夜は防衛一辺倒ではなく,朝と同じく農作業が実行でき,また作物自体も朝と変わらずに成長するため,畑を守りながらも作物の面倒もみなければならない。防衛に専念すれば襲撃をさばくこと自体は難しくないが,効率よく作物を育てるためには襲撃されている最中も農作業をしないと時間が足りなくなる。つまり“いかに畑を防衛しつつ畑作業にも時間を使うか”が重要となるわけで,このバランスが絶妙だ。
収穫から種植えまで全部こなしながら戦うのは容易ではないが,これをやり遂げた一夜は格別なものがある。例えば「戦闘中はとりあえず水撒きだけは済ませて,それが終わったら収穫しよう」というように計画を立てて進めれば,それほど難しい操作を求められることはない。農場や作物の状況,襲い掛かってきた敵の数や種類などを見極め,最適な行動を選択しよう。
夜の襲撃は回数を重ねるごとに激化していき,画面右上に表示されたカレンダーがすべて埋まるとボスが出現する。このボスは単体ではなく,ほかの敵に紛れて現れるので,ボスが登場する日までに防衛の設備や装備を整えておかねばならない。ボスを被害ゼロで撃退するのは容易ではないので,貴重な種は植えずに温存するのも選択肢のひとつだ。
●街(時間無制限)
夜の作業が終了すると農場にヘリが到着し,生き残った人々が住む街へと連れて行ってくれる。ヘリでの往復と街での滞在時は時間が経過しないので,休憩しつつ次の朝が来る前の準備を整えよう。
街にはさまざまなショップが展開されていて,作物を収穫して入手したお金や,畑で栽培できる特殊な作物「バラ」を消費して種やアイテムを購入できる。
農場で得た各種のリソースをどこに投入するかは,本作の中でも悩ましい意思決定のひとつだ。とくに種やアイテムとの交換,プレイヤーの体力回復などさまざまな使い道があるバラの使い道には迷わされることになるだろう。
ボスを撃破すると季節が移り変わり,街でお祭りが開催される。
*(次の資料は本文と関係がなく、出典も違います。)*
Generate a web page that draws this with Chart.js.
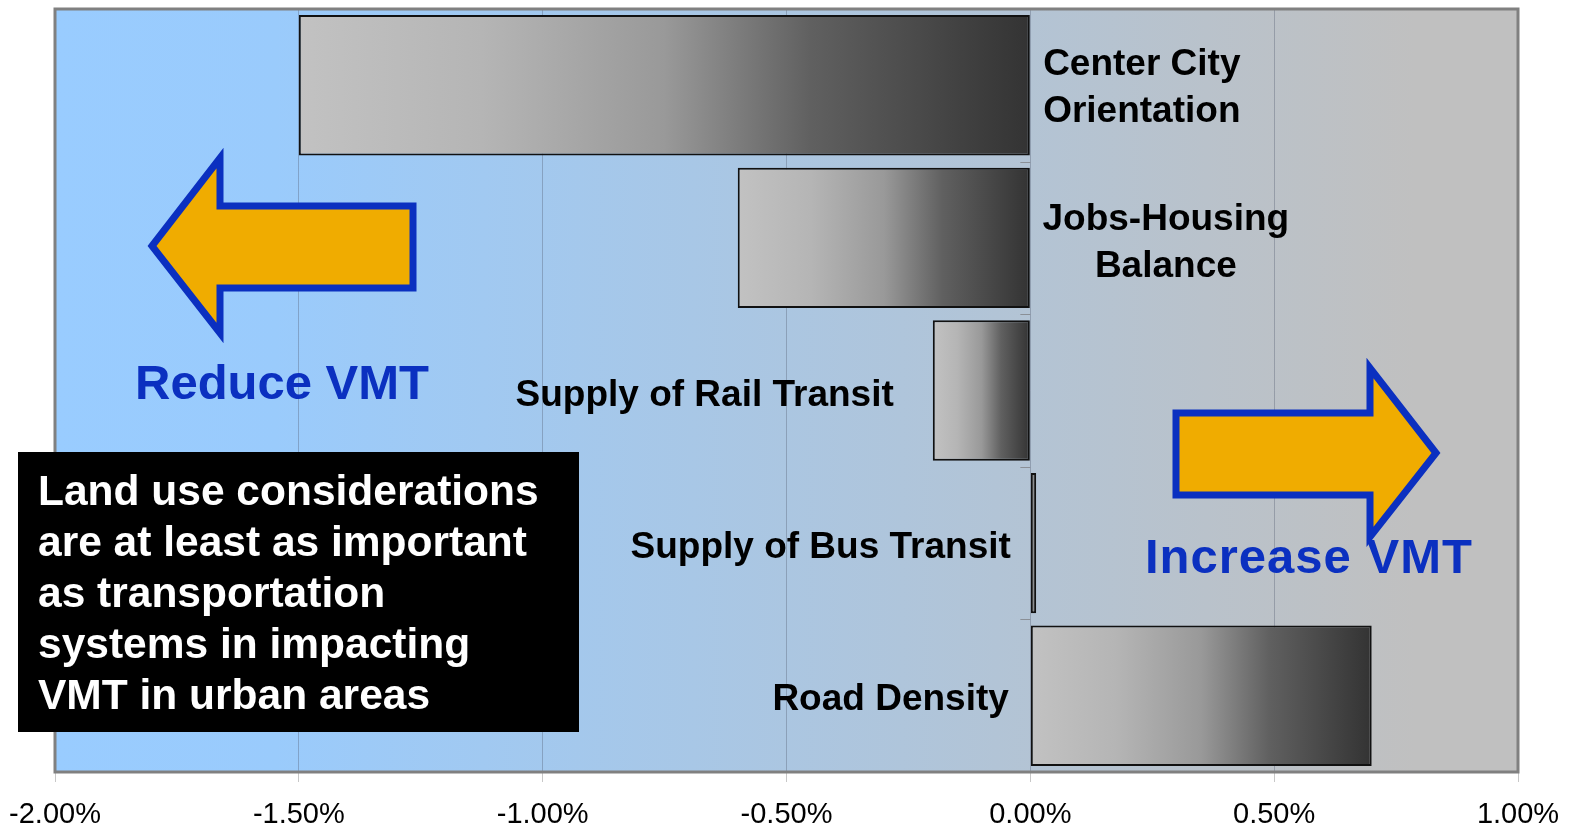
<!DOCTYPE html>
<html>
<head>
<meta charset="utf-8">
<script src="https://cdn.jsdelivr.net/npm/chart.js@4.4.1/dist/chart.umd.min.js"></script>
<style>
    html, body { margin: 0; padding: 0; background: #fff; }
</style>
</head>
<body>
<canvas id="vmtChart" width="1570" height="828"></canvas>
<script>
var categories = ['Center City Orientation', 'Jobs-Housing Balance', 'Supply of Rail Transit', 'Supply of Bus Transit', 'Road Density'];
var labelLines = [['Center City', 'Orientation'], ['Jobs-Housing', 'Balance'], ['Supply of Rail Transit'], ['Supply of Bus Transit'], ['Road Density']];
var vmtChange = [-1.5, -0.6, -0.2, 0.012, 0.7];
var xTicks = [-2, -1.5, -1, -0.5, 0, 0.5, 1];
var noteLines = ['Land use considerations', 'are at least as important', 'as transportation', 'systems in impacting', 'VMT in urban areas'];

var FONT = '"Liberation Sans", Arial, sans-serif';
var BLUE = '#0b30c0';
var ORANGE = '#f0ac00';

// label placement per bar: 'c' = centred right of zero, 'r' = right aligned left of bar
var labelPlace = [
    { mode: 'c', dx: 112, dy: 3 },
    { mode: 'c', dx: 136, dy: 5 },
    { mode: 'r', dx: -39, dy: 5, fromEnd: true },
    { mode: 'r', dx: -20, dy: 5 },
    { mode: 'r', dx: -22, dy: 4 }
];

function drawArrow(ctx, pts) {
    ctx.save();
    ctx.beginPath();
    ctx.moveTo(pts[0][0], pts[0][1]);
    for (var i = 1; i < pts.length; i++) ctx.lineTo(pts[i][0], pts[i][1]);
    ctx.closePath();
    ctx.fillStyle = ORANGE;
    ctx.fill();
    ctx.lineWidth = 7;
    ctx.lineJoin = 'miter';
    ctx.strokeStyle = BLUE;
    ctx.stroke();
    ctx.restore();
}

var backdrop = {
    id: 'backdrop',
    beforeDraw: (chart) => {
        var ctx = chart.ctx;
        var a = chart.chartArea;
        var g = ctx.createLinearGradient(a.left, 0, a.right, 0);
        g.addColorStop(0, '#99ccff');
        g.addColorStop(0.15, '#9acbfc');
        g.addColorStop(0.93, '#c0c0c0');
        g.addColorStop(1, '#c0c0c0');
        ctx.save();
        ctx.fillStyle = g;
        ctx.fillRect(a.left, a.top, a.right - a.left, a.bottom - a.top);
        ctx.restore();
    },
    beforeDatasetsDraw: (chart) => {
        var ctx = chart.ctx;
        var a = chart.chartArea;
        var x0 = chart.scales.x.getPixelForValue(0);
        var y = chart.scales.y;
        var half = (y.getPixelForValue(1) - y.getPixelForValue(0)) / 2;
        ctx.save();
        ctx.strokeStyle = '#8a8f96';
        ctx.lineWidth = 1;
        for (var i = 0; i < categories.length - 1; i++) {
            var yy = Math.round(y.getPixelForValue(i) + half) + 0.5;
            ctx.beginPath();
            ctx.moveTo(x0 - 10, yy);
            ctx.lineTo(x0, yy);
            ctx.stroke();
        }
        ctx.strokeStyle = '#808080';
        ctx.lineWidth = 3;
        ctx.strokeRect(a.left, a.top, a.right - a.left, a.bottom - a.top);
        ctx.restore();
    },
    afterDatasetsDraw: (chart) => {
        var ctx = chart.ctx;
        var meta = chart.getDatasetMeta(0);
        ctx.save();
        ctx.fillStyle = '#000';
        ctx.font = 'bold 37px ' + FONT;
        ctx.textBaseline = 'middle';
        meta.data.forEach((bar, i) => {
            var p = labelPlace[i];
            var lines = labelLines[i];
            var cy = bar.y + p.dy - (lines.length - 1) * 23.5;
            var x;
            if (p.mode === 'c') {
                ctx.textAlign = 'center';
                x = bar.base + p.dx;
            } else {
                ctx.textAlign = 'right';
                x = (p.fromEnd ? Math.min(bar.x, bar.base) : bar.base) + p.dx;
            }
            lines.forEach((t, k) => ctx.fillText(t, x, cy + k * 47));
        });

        // arrows
        drawArrow(ctx, [[152, 246], [220, 158], [220, 206], [413, 206], [413, 288], [220, 288], [220, 333]]);
        drawArrow(ctx, [[1436, 453], [1370, 368], [1370, 413], [1176, 413], [1176, 495], [1370, 495], [1370, 537]]);

        ctx.fillStyle = BLUE;
        ctx.textAlign = 'left';
        ctx.font = 'bold 49px ' + FONT;
        ctx.fillText('Reduce VMT', 135, 385);
        ctx.letterSpacing = '1px';
        ctx.fillText('Increase VMT', 1145, 559);
        ctx.letterSpacing = '0px';

        // note box
        ctx.fillStyle = '#000';
        ctx.fillRect(18, 452, 561, 280);
        ctx.fillStyle = '#fff';
        ctx.font = 'bold 42.5px ' + FONT;
        noteLines.forEach((t, k) => ctx.fillText(t, 38, 493 + k * 51));
        ctx.restore();
    }
};

function barGradient(context) {
    var chart = context.chart;
    if (!chart.chartArea) return '#999';
    var v = context.raw;
    var xs = chart.scales.x;
    var l = xs.getPixelForValue(Math.min(v, 0));
    var r = xs.getPixelForValue(Math.max(v, 0));
    if (r - l < 1) r = l + 1;
    var g = chart.ctx.createLinearGradient(l, 0, r, 0);
    g.addColorStop(0, '#c2c2c2');
    g.addColorStop(0.25, '#b5b5b5');
    g.addColorStop(0.5, '#999999');
    g.addColorStop(0.7, '#606060');
    g.addColorStop(1, '#333333');
    return g;
}

var ctx = document.getElementById('vmtChart').getContext('2d');
new Chart(ctx, {
    type: 'bar',
    data: {
        labels: categories,
        datasets: [{
            data: vmtChange,
            backgroundColor: barGradient,
            borderColor: '#111',
            borderWidth: 2,
            borderSkipped: false,
            barPercentage: 0.92,
            categoryPercentage: 1
        }]
    },
    options: {
        indexAxis: 'y',
        responsive: false,
        animation: false,
        devicePixelRatio: 1,
        layout: { padding: { left: 55, right: 52, top: 9, bottom: 0 } },
        plugins: {
            legend: { display: false },
            tooltip: { enabled: false }
        },
        scales: {
            x: {
                min: -2,
                max: 1,
                afterBuildTicks: (scale) => {
                    scale.ticks = xTicks.map(v => ({ value: v }));
                },
                afterFit: (scale) => {
                    scale.height = 56;
                    scale.paddingLeft = 0;
                    scale.paddingRight = 0;
                },
                ticks: {
                    color: '#000',
                    font: { family: FONT, size: 29 },
                    padding: 16,
                    maxRotation: 0,
                    callback: (v) => Number(v).toFixed(2) + '%'
                },
                grid: {
                    color: 'rgba(80, 90, 110, 0.35)',
                    lineWidth: 1,
                    tickLength: 10,
                    tickColor: '#c8c8c8'
                },
                border: { display: false }
            },
            y: {
                display: false
            }
        }
    },
    plugins: [backdrop]
});
</script>
</body>
</html>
お祭りの会場では,これまでに収穫した作物の量に応じた報酬が手に入るだけでなく,お祭り限定の豪華なショップもオープンするので,ボス撃破までお金を貯めておくのもアリだ。
やることは多いがゲームの基本構造はシンプルにまとまっている。チカチカするようなドギツイ色合いと独特なアートワークといったビジュアル面に目を奪われがちだが,ゲーム自体はしっかりと作り込まれており,かなり遊びごたえのある作品だ。
また,フィールドに出現する種やアイテム,街に出現する住民などは,新たにゲームを始めるごとにランダムで変化するので,遊ぶたびに新鮮な気持ちで楽しめるのではないだろうか。毎回異なる環境で新たな戦略を練り,手持ちの資源をやりくりするといった“ローグライク感”を求めている人にも,胸を張って勧められる。
朝と夜の時間が短めに固定されているため,1プレイの時間が短く済む手軽さも魅力のひとつ。短時間で密度の高い体験を求めている人は,本作をプレイしてみるといいだろう。